Cole becomes third-fastest pitcher to reach 2,000-K mark

May 24th, 2023

NEW YORK -- History was crafted in the second inning on Tuesday night at Yankee Stadium, though for most of the evening,  could not enjoy it. Sure, the Yankees ace knew he’d registered his 2,000th career strikeout, the third-fastest pitcher in AL/NL history to reach the milestone.

Yet an individual achievement was the furthest thing from Cole’s mind as he handed over the baseball, charged with five runs in five-plus innings and his club trailing. The Bombers’ 6-5 comeback victory over the Orioles, powered by an Aaron Judge homer in the ninth inning and an Anthony Volpe walk-off sac fly in the 10th, permitted Cole to acknowledge it.

“It’s a pretty special accomplishment,” Cole said. “I was pretty depressed about the whole thing, for the most part, until Judgie came through and picked us up. I’m probably leaving the game tonight more thrilled about how we played as a team as opposed to accomplishing that.”

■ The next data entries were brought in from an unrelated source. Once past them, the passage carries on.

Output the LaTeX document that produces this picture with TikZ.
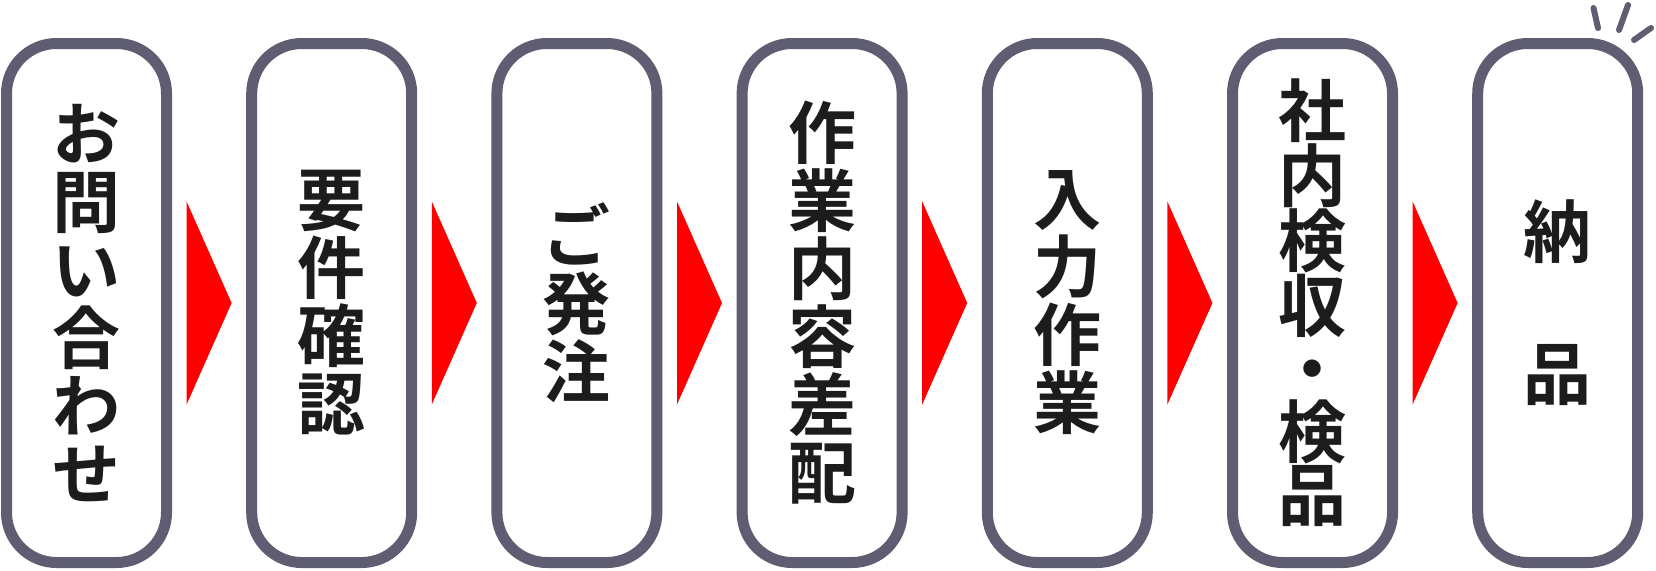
\documentclass[tikz,border=0pt]{standalone}
\usepackage{fontspec}
\newfontfamily\jpfont{Noto Sans CJK JP}[BoldFont={Noto Sans CJK JP Bold}]
\usetikzlibrary{positioning,calc}
\definecolor{boxgray}{RGB}{95,93,114}
\definecolor{textblack}{RGB}{28,28,28}
\definecolor{arrowred}{RGB}{255,0,0}
\tikzset{
  stepbox/.style={draw=boxgray, fill=white, line width=11pt, rounded corners=50pt,
    minimum width=160pt, minimum height=519pt, inner sep=0pt, align=center,
    text=textblack, font=\jpfont\bfseries\fontsize{68}{68}\selectfont},
  sparkle/.style={draw=boxgray, line width=6pt, line cap=round}
}

\begin{document}
\begin{tikzpicture}[x=1pt,y=-1pt]
                \useasboundingbox (0,0) rectangle (1656,570);

                % Steps
                \node[stepbox] (b1) at (86.5,303) {お\\問\\い\\合\\わ\\せ};
                \node[stepbox, right=74.2pt of b1] (b2) {要\\件\\確\\認};
                \node[stepbox, right=74.2pt of b2] (b3) {ご\\発\\注};
                \node[stepbox, right=74.2pt of b3] (b4) {作\\業\\内\\容\\差\\配};
                \node[stepbox, right=74.2pt of b4] (b5) {入\\力\\作\\業};
                \node[stepbox, right=74.2pt of b5, font=\jpfont\bfseries\fontsize{68}{63}\selectfont] (b6) {社\\内\\検\\収\\・\\検\\品};
                \node[stepbox, right=74.2pt of b6, font=\jpfont\bfseries\fontsize{68}{71}\selectfont] (b7) {納\\　\\品};

                % Red arrows between steps
                \coordinate (m1) at ($(b1.east)!0.5!(b2.west)$);
                \coordinate (m2) at ($(b2.east)!0.5!(b3.west)$);
                \coordinate (m3) at ($(b3.east)!0.5!(b4.west)$);
                \coordinate (m4) at ($(b4.east)!0.5!(b5.west)$);
                \coordinate (m5) at ($(b5.east)!0.5!(b6.west)$);
                \coordinate (m6) at ($(b6.east)!0.5!(b7.west)$);
                \fill[arrowred] ($(m1)+(-22.5,-101.5)$) -- ++(45,101.5) -- ++(-45,101.5) -- cycle;
                \fill[arrowred] ($(m2)+(-22.5,-101.5)$) -- ++(45,101.5) -- ++(-45,101.5) -- cycle;
                \fill[arrowred] ($(m3)+(-22.5,-101.5)$) -- ++(45,101.5) -- ++(-45,101.5) -- cycle;
                \fill[arrowred] ($(m4)+(-22.5,-101.5)$) -- ++(45,101.5) -- ++(-45,101.5) -- cycle;
                \fill[arrowred] ($(m5)+(-22.5,-101.5)$) -- ++(45,101.5) -- ++(-45,101.5) -- cycle;
                \fill[arrowred] ($(m6)+(-22.5,-101.5)$) -- ++(45,101.5) -- ++(-45,101.5) -- cycle;

                % Sparkle on the last step
                \draw[sparkle] (1593.5,8) -- (1598,28);
                \draw[sparkle] (1628,5) -- (1619,30);
                \draw[sparkle] (1651,28) -- (1634,40);
            \end{tikzpicture}
\end{document}
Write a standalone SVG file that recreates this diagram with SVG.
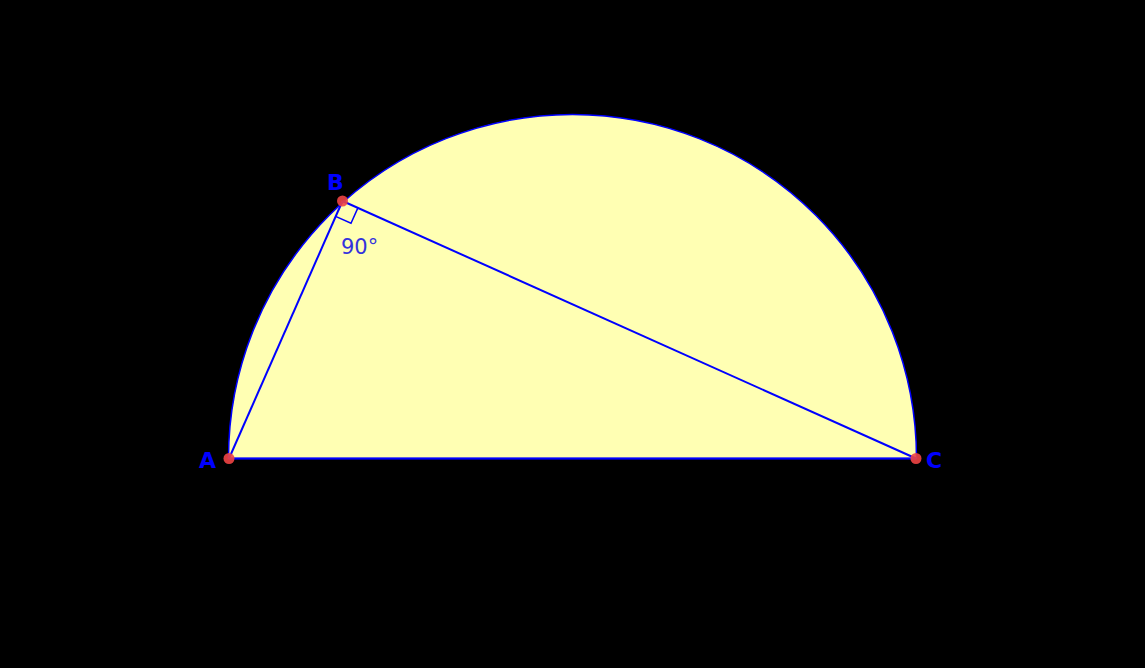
<svg xmlns="http://www.w3.org/2000/svg" width="1145" height="668" viewBox="0 0 1145 668">
<style>
.lbl{font-family:"DejaVu Sans",sans-serif;font-weight:bold;font-size:22px;fill:#0000ff}
.ang{font-family:"DejaVu Sans",sans-serif;font-size:21px;fill:#3333dd}
.pt{fill:#ef4444;fill-opacity:0.9}
.seg{stroke:#0000ff;stroke-width:2;fill:none}
</style>
<rect width="1145" height="668" fill="#000"/>
<g id="semicircle">
<path d="M228.5,458.5 A344,344 0 0 1 572.5,114.5 A344,344 0 0 1 916.5,458.5 Z" fill="#ffffb3" stroke="#0000ff" stroke-width="1.5"/>
</g>
<g id="connectors">
<line class="seg" x1="229" y1="458.5" x2="342.5" y2="201"/>
<line class="seg" x1="342.5" y1="201" x2="916" y2="458.5"/>
<line class="seg" x1="229" y1="458.5" x2="916" y2="458.5"/>
<path d="M335.6,216.4 L351,223.3 L357.9,207.9" fill="none" stroke="#0000ff" stroke-width="1.5"/>
</g>
<g id="A"><circle class="pt" cx="229" cy="458.5" r="5.5"/><text class="lbl" x="199" y="468">A</text></g>
<g id="B"><circle class="pt" cx="342.5" cy="201" r="5.5"/><text class="lbl" x="327" y="190">B</text></g>
<g id="C"><circle class="pt" cx="916" cy="458.5" r="5.5"/><text class="lbl" x="926" y="468">C</text></g>
<g id="angle"><text class="ang" x="341" y="254">90°</text></g>
</svg>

Cole rang up No. 2,000 with his second strikeout of the evening, getting Jorge Mateo swinging in the second inning. He was pitching in his 278th career game; only Randy Johnson (262 games) and Clayton Kershaw (277 games) reached 2,000 strikeouts faster in terms of games pitched.

With 1,714 2/3 innings on his odometer at the time of Mateo’s punchout, Cole earned his place as the third-fastest in AL/NL history to reach 2,000 strikeouts in terms of innings pitched, trailing only Chris Sale (1,626) and Pedro Martinez (1,711 1/3).

Overall, Cole is the 87th pitcher to reach the 2,000-strikeout plateau. He’s the eighth to do so with the Yankees, joining David Cone, Dwight Gooden, Catfish Hunter, Mike Mussina, Bobo Newsom, Andy Pettitte and CC Sabathia. 

Other than the milestone strikeout, there wasn’t much for Cole to relish about Tuesday’s performance. Adam Frazier knocked him for a two-run double in the first inning, while Cedric Mullins and Gunnar Henderson lifted solo homers in the third and fourth innings, respectively.

“It was just kind of a grind for him overall,” manager Aaron Boone said.

New York rallied to tie the game with four runs off Baltimore starter Kyle Bradish, but Cole quickly saw the lead shift back, permitting a pair of singles before Terrin Vavra’s RBI groundout facing Ron Marinaccio in the sixth.

“The stuff was pretty good, but the command was not good enough,” Cole said. “I thought we were non-competitively out of the zone too many times, losing count leverage. Overall, they were super disciplined in their approach and put good swings on pitches that they should have.”